Olmert: Right-wing American dollars killed my peace plan
Former prime minister says proposing a division of Jerusalem was the hardest decision of his life
Ilan Ben Zion, a reporter at the Associated Press, is a former news editor at The Times of Israel.

Extreme right-wing Americans, armed with “millions and millions of dollars,” scuttled former prime minister Ehud Olmert’s 2008 peace plan with the Palestinians and toppled his government, he said in a CNN interview aired Friday night.
Olmert told Christiane Amanpour that his concessions to the Palestinians met resistance from opposition parties and “superior powers,” including “millions and millions of dollars” from the extreme right-wing Americans who “aimed to topple me as prime minister of Israel.”
The former prime minister refrained from naming the individuals involved.
He also expressed disappointment with the current administration’s dealings with the Palestinian Authority. “My dream is that [Prime Minister Benjamin] Netanyahu will adopt my plan, and will introduce it. But the fact is that we don’t negotiate with the Palestinians, and the fact is that we have not proposed anything,” he said.
Olmert said that it broke his heart to offer a division of Jerusalem — a city of which he was once the mayor — and called it “the most difficult decision of my life.”
He told Amanpour that he still has hope for a peaceful resolution to the Israeli-Palestinian conflict: “There is time,” he said, “but time is running out.”
“We want peace.
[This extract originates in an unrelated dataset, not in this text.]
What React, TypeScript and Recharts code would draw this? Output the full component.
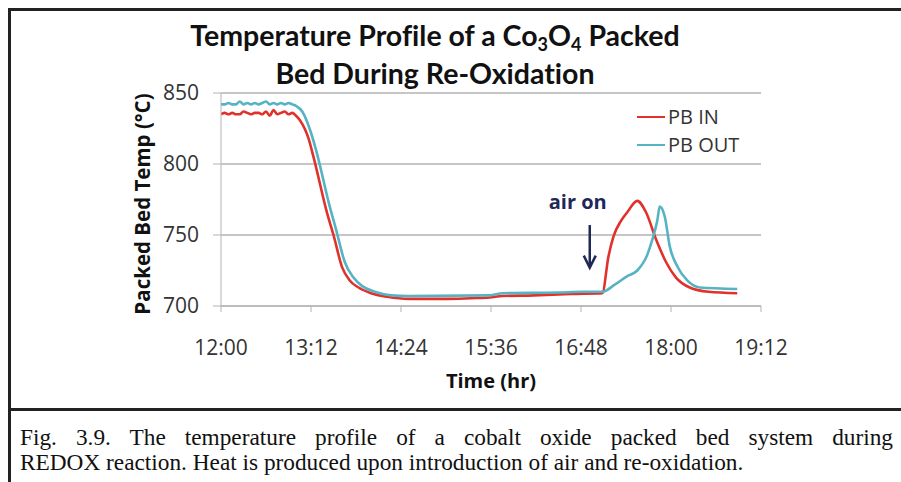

We need peace,” he said. “We don’t want to control the life of the Palestinians. We want them to have their own separate state.”
Olmert was in the headlines in Israel this past week when a TV report claimed that the former prime minister had maintained a secret channel to Hamas leader Khaled Mashaal in 2006 aimed at ending hostilities between Israel and Hamas. The claim was quickly denied by a spokesman for Olmert, while Hamas dismissed the report as a “Zionist fabrication.”